Anna Chiu, Executive Vice President and Chief Financial Officer
Strategic Positioning
1. Rental Home Platform as Growth Engine
The rental home program, which converts vacant sites and inventory into revenue-producing assets, remains UMH’s primary lever for NOI expansion. With a 94.6% occupancy rate across 11,200 rental units, the company is maximizing asset utilization while maintaining a manageable turnover rate and controlled per-unit expenses. This model supports resilient cash flows and capitalizes on pent-up demand for affordable housing.
2. Expansion and Infill Pipeline
UMH has invested heavily in expansion sites, with $45 million allocated to 600 vacant, well-located lots. These sites are already paid for, so each incremental occupancy directly adds to revenue and margins. The company plans to develop 300 or more additional sites in 2026, continuing a multi-year trend of organic portfolio growth that leverages economies of scale and enhances operating leverage.
3. Capital Structure and Liquidity Management
The balance sheet remains conservatively managed, with 99% fixed-rate debt and significant liquidity through cash and revolving credit facilities. While interest expense is elevated due to recent refinancing and pre-leased asset investments, management’s strategy of staggered maturities and diversified funding sources provides flexibility to support ongoing development and acquisitions without diluting shareholders through common equity issuance.
4. Regulatory Tailwinds and Product Innovation
Forthcoming regulatory changes, such as the potential removal of the permanent chassis requirement for manufactured homes, could unlock new product formats like two-story and duplex homes.
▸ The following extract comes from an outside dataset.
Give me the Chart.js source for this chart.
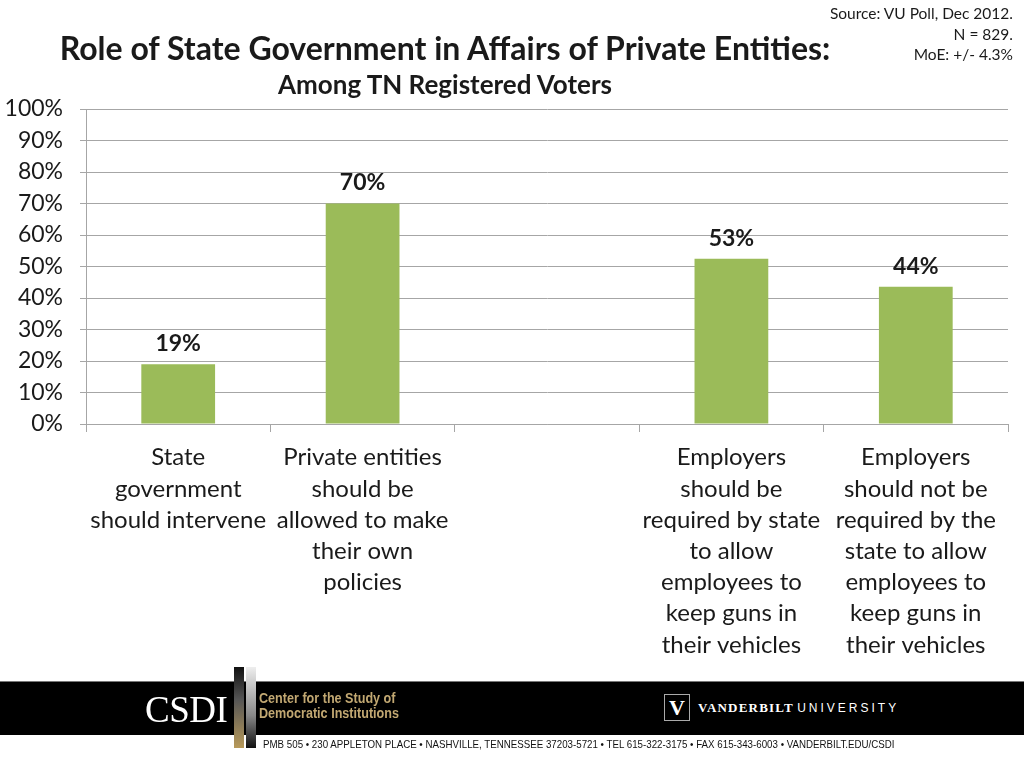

This would enable higher density, serve untapped demand segments (such as one-bedroom units), and drive higher revenue per lot, particularly in markets with land constraints or aging inventory.
5. Regional Demand and Market Selection
UMH’s geographic footprint, with exposure to high-growth regions like the Marcellus and Utica shale areas and the Southeast, provides a diversified demand base. The company is seeing robust lease-up in these markets, supported by local housing shortages and favorable demographic trends, which should support above-average occupancy and sales velocity through peak season.
Key Considerations
UMH’s Q1 results reflect a company executing on a multi-year strategy to build scale and operational resilience in manufactured housing, while navigating macro headwinds from interest rates and seasonal costs. The following considerations are critical for investors evaluating the forward trajectory:
Key Considerations:
- Embedded Revenue Growth from Vacant Sites: The company’s inventory of developed but unoccupied expansion sites represents a substantial, low-risk source of future rental and sales income as units are filled.
- Interest Rate Sensitivity Remains Elevated: While most debt is fixed, higher rates on refinanced mortgages and new borrowings have capped per-share earnings growth and could persist if rates remain high.
- Operational Discipline in Expense Management: Management expects expense growth to normalize after a weather-impacted first quarter, which is key to margin stabilization.
- Policy and Product Innovation Potential: Regulatory changes enabling two-story and duplex homes could materially enhance asset value and open new demand channels in coming years.
Risks
UMH faces ongoing risks from elevated interest expense, which could limit earnings growth if occupancy ramp is slower than expected. Regulatory delays or local resistance to expansion could impede site development and infill. Seasonal volatility in sales and occupancy, as seen in Q1, remains a recurring challenge, particularly in northern markets. Finally, any reversal in affordable housing demand or macroeconomic deterioration could affect collections and sales velocity.
Forward Outlook
For Q2 2026, UMH expects:
- Continued occupancy gains as expansion sites are filled and rental inventory comes online
- Home sales to accelerate into peak spring and summer selling seasons, supported by strong April sales pipeline
For full-year 2026, management tightened normalized FFO guidance to $0.98 to $1.04 per share (midpoint $1.01), reflecting:
- Confidence in high single-digit NOI growth, supported by expansion and rental program
- Expectation for expense growth moderation and stable interest costs
Management cited robust demand, embedded expansion upside, and improving regulatory environment as key drivers for sustained earnings growth through year-end.
Takeaways
UMH’s Q1 performance underscores the resilience and embedded growth potential of the manufactured housing model, even as financing costs remain a headwind.
- Expansion Pipeline Is Key: The company’s ability to convert vacant expansion sites into revenue-generating assets will determine the pace of earnings acceleration in the coming quarters.
- Expense and Rate Management Will Shape Margins: Normalizing operating costs and disciplined capital allocation are critical to unlocking operating leverage as new units are filled.
- Policy Shifts Offer Long-Term Optionality: Regulatory changes around home formats and financing could catalyze new growth vectors and support higher asset values over time.
Conclusion
UMH enters peak season with a robust foundation for occupancy and earnings growth, underpinned by expansion investments and strong demand for affordable housing. While interest expense remains a drag, the company’s operational execution and tightening of guidance signal a clear path to mid-single-digit FFO growth and long-term value creation.
Industry Read-Through
UMH’s results reinforce the secular tailwind for affordable housing REITs, with occupancy gains and rental rate increases reflecting persistent demand-supply imbalances across key regions. Manufactured housing operators with expansion pipelines and efficient rental platforms are best positioned to capitalize on these trends, especially as regulatory changes unlock new product formats. Interest rate management and disciplined capital allocation remain critical differentiators as debt costs stay elevated. The positive read-through extends to suppliers, lenders, and developers focused on factory-built housing and infill strategies in high-growth markets.